_DIRECTIONS_. Leave the pictures out and copy exactly the lines from the line containing "Reproduce this chart with matplotlib." to the line containing "ax = fig.add_axes([83", both lines included.
--- START ---
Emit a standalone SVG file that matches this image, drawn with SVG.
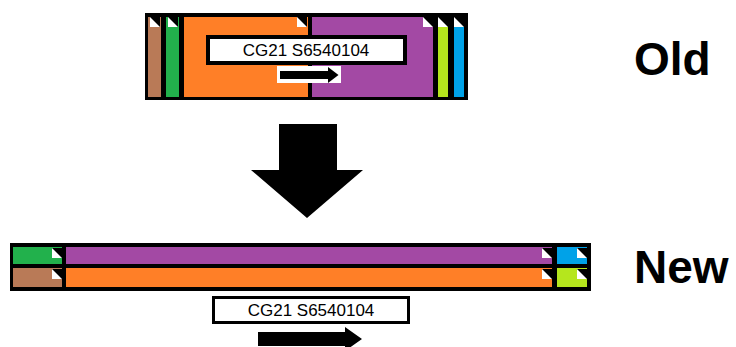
<svg xmlns="http://www.w3.org/2000/svg" width="736" height="347" viewBox="0 0 736 347">
<defs>
<style>
.lbl{font-family:"Liberation Sans","DejaVu Sans",sans-serif;font-size:17px;fill:#000;text-anchor:middle}
.big{font-family:"Liberation Sans","DejaVu Sans",sans-serif;font-size:46px;font-weight:bold;fill:#000}
.box{fill:#fff;stroke:#000}
.brown{fill:#B97A57}.green{fill:#22B14C}.orange{fill:#FF7F27}.purple{fill:#A349A4}.lime{fill:#B5E61D}.blue{fill:#00A2E8}
</style>
<g id="ico">
<rect x="0" y="0" width="10" height="10" fill="#fff"/>
<polygon points="0,0 10,0 10,10" fill="#000"/>
</g>
</defs>
<rect width="736" height="347" fill="#fff"/>

<g id="old">
<rect x="145" y="13" width="323" height="87" fill="#000"/>
<rect class="brown" x="148" y="17" width="13" height="80"/>
<rect class="green" x="166" y="17" width="13" height="80"/>
<rect class="orange" x="184" y="17" width="124" height="80"/>
<rect class="purple" x="312" y="17" width="121" height="80"/>
<rect class="lime" x="438" y="17" width="10" height="80"/>
<rect class="blue" x="454" y="17" width="10" height="80"/>
<use href="#ico" x="150" y="17"/>
<use href="#ico" x="168" y="17"/>
<use href="#ico" x="297" y="17"/>
<use href="#ico" x="423" y="17"/>
<use href="#ico" x="438" y="17"/>
<use href="#ico" x="454" y="17"/>
</g>

<g id="old-label">
<rect class="box" x="208" y="37" width="197" height="26" stroke-width="4"/>
<text class="lbl" x="306" y="56">CG21 S6540104</text>
</g>

<g id="old-arrow">
<rect x="277" y="66" width="64" height="17" fill="#fff"/>
<polygon points="280,71 328,71 328,67 338.5,75 328,83 328,79 280,79" fill="#000"/>
</g>

<g id="old-title">
<text class="big" x="634" y="75">Old</text>
</g>

<g id="connectors">
<polygon points="279,124 337,124 337,170 363,170 307,218 251,170 279,170" fill="#000"/>
</g>

<g id="new">
<rect x="10" y="243" width="581" height="48" fill="#000"/>
<rect class="green" x="13" y="247" width="49" height="17"/>
<rect class="purple" x="66" y="247" width="486" height="17"/>
<rect class="blue" x="557" y="247" width="30" height="17"/>
<rect class="brown" x="13" y="268" width="49" height="19"/>
<rect class="orange" x="66" y="268" width="486" height="19"/>
<rect class="lime" x="557" y="268" width="30" height="19"/>
<use href="#ico" x="52" y="248"/>
<use href="#ico" x="542" y="248"/>
<use href="#ico" x="577" y="248"/>
<use href="#ico" x="52" y="269"/>
<use href="#ico" x="542" y="269"/>
<use href="#ico" x="577" y="269"/>
</g>

<g id="new-label">
<rect class="box" x="213.5" y="297.5" width="195" height="25" stroke-width="3"/>
<text class="lbl" x="311" y="316">CG21 S6540104</text>
</g>

<g id="new-arrow">
<polygon points="258,332 345,332 345,327 362,339 345,351 345,346 258,346" fill="#000"/>
</g>

<g id="new-title">
<text class="big" x="634" y="283">New</text>
</g>
</svg>
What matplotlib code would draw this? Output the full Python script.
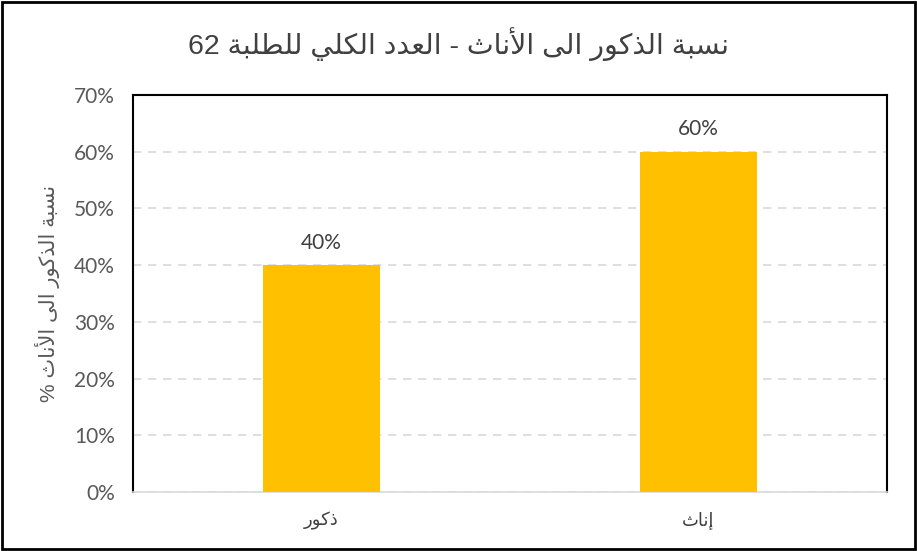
import matplotlib.pyplot as plt
import numpy as np

categories = ["ذكور", "إناث"]
values = [40, 60]
title_text = "نسبة الذكور الى الأناث - العدد الكلي للطلبة 62"
ylabel_text = "نسبة الذكور الى الأناث %"
yticks = [0, 10, 20, 30, 40, 50, 60, 70]

# matplotlib has no Arabic shaping, so pick the presentation forms by hand
# letter: (isolated, final, initial, medial) ; two forms = joins only to the right
FORMS = {
    "ا": (0xFE8D, 0xFE8E), "أ": (0xFE83, 0xFE84), "إ": (0xFE87, 0xFE88),
    "آ": (0xFE81, 0xFE82),
    "ب": (0xFE8F, 0xFE90, 0xFE91, 0xFE92), "ة": (0xFE93, 0xFE94),
    "ت": (0xFE95, 0xFE96, 0xFE97, 0xFE98), "ث": (0xFE99, 0xFE9A, 0xFE9B, 0xFE9C),
    "د": (0xFEA9, 0xFEAA), "ذ": (0xFEAB, 0xFEAC), "ر": (0xFEAD, 0xFEAE),
    "س": (0xFEB1, 0xFEB2, 0xFEB3, 0xFEB4), "ط": (0xFEC1, 0xFEC2, 0xFEC3, 0xFEC4),
    "ع": (0xFEC9, 0xFECA, 0xFECB, 0xFECC), "ك": (0xFED9, 0xFEDA, 0xFEDB, 0xFEDC),
    "ل": (0xFEDD, 0xFEDE, 0xFEDF, 0xFEE0), "ن": (0xFEE5, 0xFEE6, 0xFEE7, 0xFEE8),
    "و": (0xFEED, 0xFEEE), "ى": (0xFEEF, 0xFEF0),
    "ي": (0xFEF1, 0xFEF2, 0xFEF3, 0xFEF4),
}
LAM_ALEF = {"ا": (0xFEFB, 0xFEFC), "أ": (0xFEF7, 0xFEF8),
            "إ": (0xFEF9, 0xFEFA), "آ": (0xFEF5, 0xFEF6)}


def shape_word(word):
    # merge lam + alef into one unit
    units = []
    i = 0
    while i < len(word):
        if word[i] == "ل" and i + 1 < len(word) and word[i + 1] in LAM_ALEF:
            units.append(("LA", LAM_ALEF[word[i + 1]]))
            i += 2
        else:
            units.append((word[i], FORMS.get(word[i])))
            i += 1
    out = []
    for k, (ch, forms) in enumerate(units):
        if forms is None:
            out.append(ch)
            continue
        prev = units[k - 1][1] if k > 0 else None
        nxt = units[k + 1][1] if k + 1 < len(units) else None
        join_prev = prev is not None and len(prev) == 4
        join_next = len(forms) == 4 and nxt is not None
        if join_prev and join_next:
            cp = forms[3]
        elif join_prev:
            cp = forms[1]
        elif join_next:
            cp = forms[2]
        else:
            cp = forms[0]
        out.append(chr(cp))
    return "".join(out)


def ar(text):
    words = text.split(" ")
    vis = []
    for w in reversed(words):
        if any(c in FORMS for c in w):
            vis.append(shape_word(w)[::-1])
        else:
            vis.append(w)
    return " ".join(vis)


plt.rcParams["font.family"] = ["Liberation Sans", "DejaVu Sans"]
num_font = ["Lato", "DejaVu Sans"]

fig = plt.figure(figsize=(9.17, 5.51), dpi=100)
ax = fig.add_axes([0.145, 0.107, 0.822, 0.721])

x = np.arange(len(categories))
bars = ax.bar(x, values, width=0.31, color="#FFC000", zorder=3)
for b, v in zip(bars, values):
    ax.text(b.get_x() + b.get_width() / 2, v + 2.2, f"{v}%", ha="center",
            va="bottom", fontsize=15, color="#404040", family=num_font)

ax.set_xlim(-0.5, 1.5)
ax.set_ylim(0, 70)
ax.set_yticks(yticks)
ax.set_yticklabels([f"{t}%" for t in yticks], fontsize=15, color="#595959",
                   family=num_font)
ax.set_xticks(x)
ax.set_xticklabels([ar(c) for c in categories], fontsize=13, color="#404040")
ax.tick_params(axis="y", length=0, pad=13)
ax.tick_params(axis="x", length=0, pad=14)
ax.yaxis.grid(True, color="#D9D9D9", linestyle=(0, (5, 4)), linewidth=1.2, zorder=0)

for side in ["left", "top", "right"]:
    ax.spines[side].set_color("black")
    ax.spines[side].set_linewidth(1.5)
ax.spines["bottom"].set_color("#D9D9D9")
ax.spines["bottom"].set_linewidth(1.2)

ax.set_ylabel(ar(ylabel_text), fontsize=15, color="#595959", labelpad=10)
fig.text(0.5, 0.92, ar(title_text), ha="center", va="center", fontsize=20.5,
         color="#404040")

border = plt.Rectangle((0.002, 0.003), 0.996, 0.994, transform=fig.transFigure,
                       fill=False, edgecolor="black", linewidth=2)
fig.patches.append(border)

fig.savefig("out.png", dpi=100)
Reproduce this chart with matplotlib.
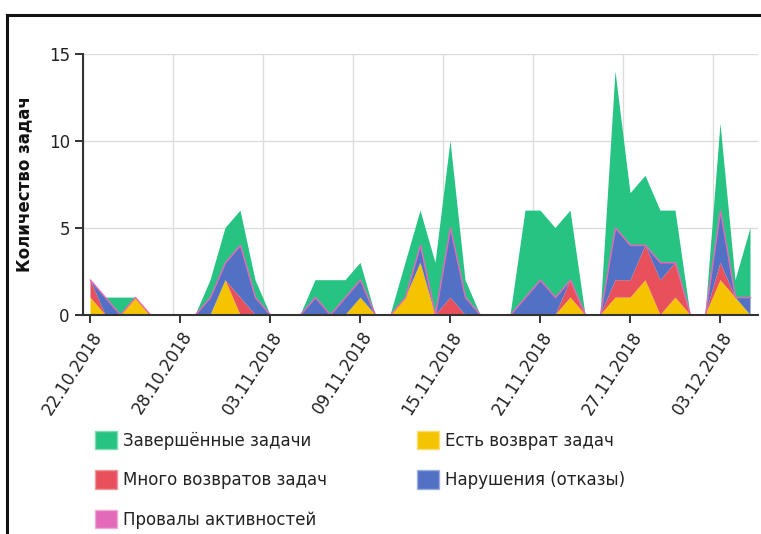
import matplotlib
matplotlib.use("Agg")
import matplotlib.pyplot as plt
import matplotlib.dates as mdates
from matplotlib.patches import Patch
import numpy as np
import pandas as pd

# daily task counts, 22.10.2018 - 05.12.2018
days = pd.date_range("2018-10-22", "2018-12-05", freq="D")

returned = [1, 0, 0, 1, 0, 0, 0, 0, 0, 2, 0, 0, 0, 0, 0, 0, 0, 0, 1, 0, 0, 1, 3,
            0, 0, 0, 0, 0, 0, 0, 0, 0, 1, 0, 0, 1, 1, 2, 0, 1, 0, 0, 2, 1, 0]
many_returns = [1, 0, 0, 0, 0, 0, 0, 0, 0, 0, 1, 0, 0, 0, 0, 0, 0, 0, 0, 0, 0, 0, 0,
                0, 1, 0, 0, 0, 0, 0, 0, 0, 1, 0, 0, 1, 1, 2, 2, 2, 0, 0, 1, 0, 0]
violations = [0, 1, 0, 0, 0, 0, 0, 0, 1, 1, 3, 1, 0, 0, 0, 1, 0, 1, 1, 0, 0, 0, 1,
              0, 4, 1, 0, 0, 0, 1, 2, 1, 0, 0, 0, 3, 2, 0, 1, 0, 0, 0, 3, 0, 1]
failures = [0] * 45
completed = [0, 0, 1, 0, 0, 0, 0, 0, 1, 2, 2, 1, 0, 0, 0, 1, 2, 1, 1, 0, 0, 2, 2,
             3, 5, 1, 0, 0, 0, 5, 4, 4, 4, 0, 0, 9, 3, 4, 3, 3, 0, 0, 5, 1, 4]

labels = ["Завершённые задачи", "Есть возврат задач", "Много возвратов задач",
          "Нарушения (отказы)", "Провалы активностей"]
c_green, c_yellow, c_red, c_blue, c_pink = "#27c382", "#f5c400", "#e8505b", "#5271c4", "#e26ab8"

fig = plt.figure(figsize=(7.61, 5.34), dpi=100)
ax = fig.add_axes([83 / 761, 1 - 315 / 534, 675 / 761, 261 / 534])

ax.stackplot(days, returned, many_returns, violations, failures, completed,
             colors=[c_yellow, c_red, c_blue, c_pink, c_green], lw=0)
top_of_failures = np.array(returned) + np.array(many_returns) + np.array(violations) + np.array(failures)
ax.plot(days, top_of_failures, color=c_pink, lw=1.1)

half = pd.Timedelta(hours=12)
ax.set_xlim(days[0] - half, days[-1] + half)
ax.set_ylim(0, 15)

ticks = days[::6]
ax.set_xticks(ticks)
ax.set_xticks(ticks - half, minor=True)
ax.xaxis.set_major_formatter(mdates.DateFormatter("%d.%m.%Y"))
ax.set_yticks([0, 5, 10, 15])

ax.grid(True, which="minor", axis="x", color="#dcdcdc", lw=1)
ax.grid(True, which="major", axis="y", color="#dcdcdc", lw=1)
ax.set_axisbelow(True)
ax.tick_params(axis="x", which="minor", length=0)
ax.tick_params(axis="both", which="major", colors="#222222", labelsize=12,
               length=6, width=1.3)
plt.setp(ax.get_xticklabels(), rotation=57, ha="right", rotation_mode="anchor")

for s in ["top", "right"]:
    ax.spines[s].set_visible(False)
for s in ["left", "bottom"]:
    ax.spines[s].set_color("#333333")
    ax.spines[s].set_linewidth(1.5)

ax.set_ylabel("Количество задач", fontsize=12, fontweight="bold", color="#111111")
ax.yaxis.set_label_coords(-50 / 675, 0.5)

# legend in two columns
leg_kw = dict(frameon=False, fontsize=12, handlelength=1.3, handleheight=1.3,
              handletextpad=0.4, labelspacing=1.25, borderpad=0, borderaxespad=0,
              loc="upper left")
col1 = [Patch(facecolor=c_green, edgecolor="#7fdcb5", label=labels[0]),
        Patch(facecolor=c_red, edgecolor="#f09aa0", label=labels[2]),
        Patch(facecolor=c_pink, edgecolor="#f0a8d8", label=labels[4])]
col2 = [Patch(facecolor=c_yellow, edgecolor="#fadc70", label=labels[1]),
        Patch(facecolor=c_blue, edgecolor="#9aaee0", label=labels[3])]
l1 = fig.legend(handles=col1, bbox_to_anchor=(95 / 761, 1 - 431 / 534), **leg_kw)
l2 = fig.legend(handles=col2, bbox_to_anchor=(417 / 761, 1 - 431 / 534), **leg_kw)
for lg in (l1, l2):
    for t in lg.get_texts():
        t.set_color("#222222")

# outer frame of the widget
fig.add_artist(plt.Line2D([7 / 761, 1.0], [1 - 15 / 534, 1 - 15 / 534],
                          transform=fig.transFigure, color="#111111", lw=2.2))
fig.add_artist(plt.Line2D([7 / 761, 7 / 761], [1 - 15 / 534, 0.0],
                          transform=fig.transFigure, color="#111111", lw=2.2))

fig.savefig("out.png", dpi=100)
--- END ---
_TASK RESPONSE_.
Reproduce this chart with matplotlib.
import matplotlib
matplotlib.use("Agg")
import matplotlib.pyplot as plt
import matplotlib.dates as mdates
from matplotlib.patches import Patch
import numpy as np
import pandas as pd

# daily task counts, 22.10.2018 - 05.12.2018
days = pd.date_range("2018-10-22", "2018-12-05", freq="D")

returned = [1, 0, 0, 1, 0, 0, 0, 0, 0, 2, 0, 0, 0, 0, 0, 0, 0, 0, 1, 0, 0, 1, 3,
            0, 0, 0, 0, 0, 0, 0, 0, 0, 1, 0, 0, 1, 1, 2, 0, 1, 0, 0, 2, 1, 0]
many_returns = [1, 0, 0, 0, 0, 0, 0, 0, 0, 0, 1, 0, 0, 0, 0, 0, 0, 0, 0, 0, 0, 0, 0,
                0, 1, 0, 0, 0, 0, 0, 0, 0, 1, 0, 0, 1, 1, 2, 2, 2, 0, 0, 1, 0, 0]
violations = [0, 1, 0, 0, 0, 0, 0, 0, 1, 1, 3, 1, 0, 0, 0, 1, 0, 1, 1, 0, 0, 0, 1,
              0, 4, 1, 0, 0, 0, 1, 2, 1, 0, 0, 0, 3, 2, 0, 1, 0, 0, 0, 3, 0, 1]
failures = [0] * 45
completed = [0, 0, 1, 0, 0, 0, 0, 0, 1, 2, 2, 1, 0, 0, 0, 1, 2, 1, 1, 0, 0, 2, 2,
             3, 5, 1, 0, 0, 0, 5, 4, 4, 4, 0, 0, 9, 3, 4, 3, 3, 0, 0, 5, 1, 4]

labels = ["Завершённые задачи", "Есть возврат задач", "Много возвратов задач",
          "Нарушения (отказы)", "Провалы активностей"]
c_green, c_yellow, c_red, c_blue, c_pink = "#27c382", "#f5c400", "#e8505b", "#5271c4", "#e26ab8"

fig = plt.figure(figsize=(7.61, 5.34), dpi=100)
ax = fig.add_axes([83 / 761, 1 - 315 / 534, 675 / 761, 261 / 534])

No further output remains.